" If your love for me requires that I hide parts of who I am, then you don't love me. Love is never a request for silence.”- Deray McKesson
There are few positions as precarious and conditional as being the exception to some else's prejudice. A lifetime teetering on the tightrope of respectability is one I wouldn't even wish on my enemies.
Don’t believe the lie that respect should be earned, no one should have to work for respect. That’s a cruel lie that we are told by people who want the power to bestow worthiness on a select few individuals, and it is a fallacy that I lost myself in.
Few things are as cruel as the concept of selective respect. I should know, I used to live for it. Tokenism is a fancier way to describe what that is like. All a token truly is is the recipient of a respect with terms and conditions. A love letter with stipulations in the fine print. This is not to say that I do not understand the allure of exceptionalism, there was a time when I embraced that borrowed crown. I once welcomed tokenism, thinking it was a way out of what my body means in this world. Like I'd somehow managed to escape the harsh lens through which Black womanhood is held under.
But, plot twist: you are just like them. You are them. Meaning you are disposable in their eyes. You too can be discarded at a moment’s notice the second you stop molding yourself to their desires for your existence. You are them. Meaning you are denied your God-given nuance far more often than anyone ought to be.

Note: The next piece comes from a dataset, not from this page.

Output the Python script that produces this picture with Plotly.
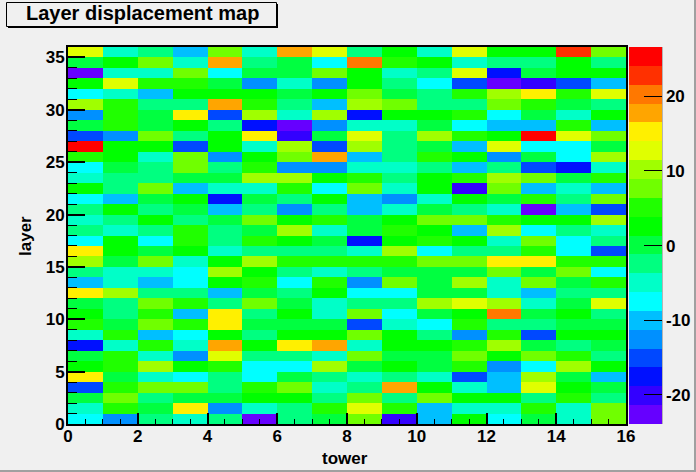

I’m not going to insinuate that this was a simple journey. Divesting from toxic ideology is a process one must actively engage in and fight for. It took some time but eventually I was able to shed the protective skin of internalized misogynoir in exchange for one of self-love and an openness to sisterhood. By doing this, I have allowed myself room to grow and live on my own terms, to embrace the very people who I share the most with.
Now, I know that I am not here to be palatable to anyone. And I refuse to ever live my life trying to be respectable again. It'll never be enough. I’ll never be enough. And I am done begging for a crown that will only weigh me down. There is much more freedom without it. Freedom to travel the expanse of black womanhood and locate myself in the vast tapestry of identity, under no gaze but my own.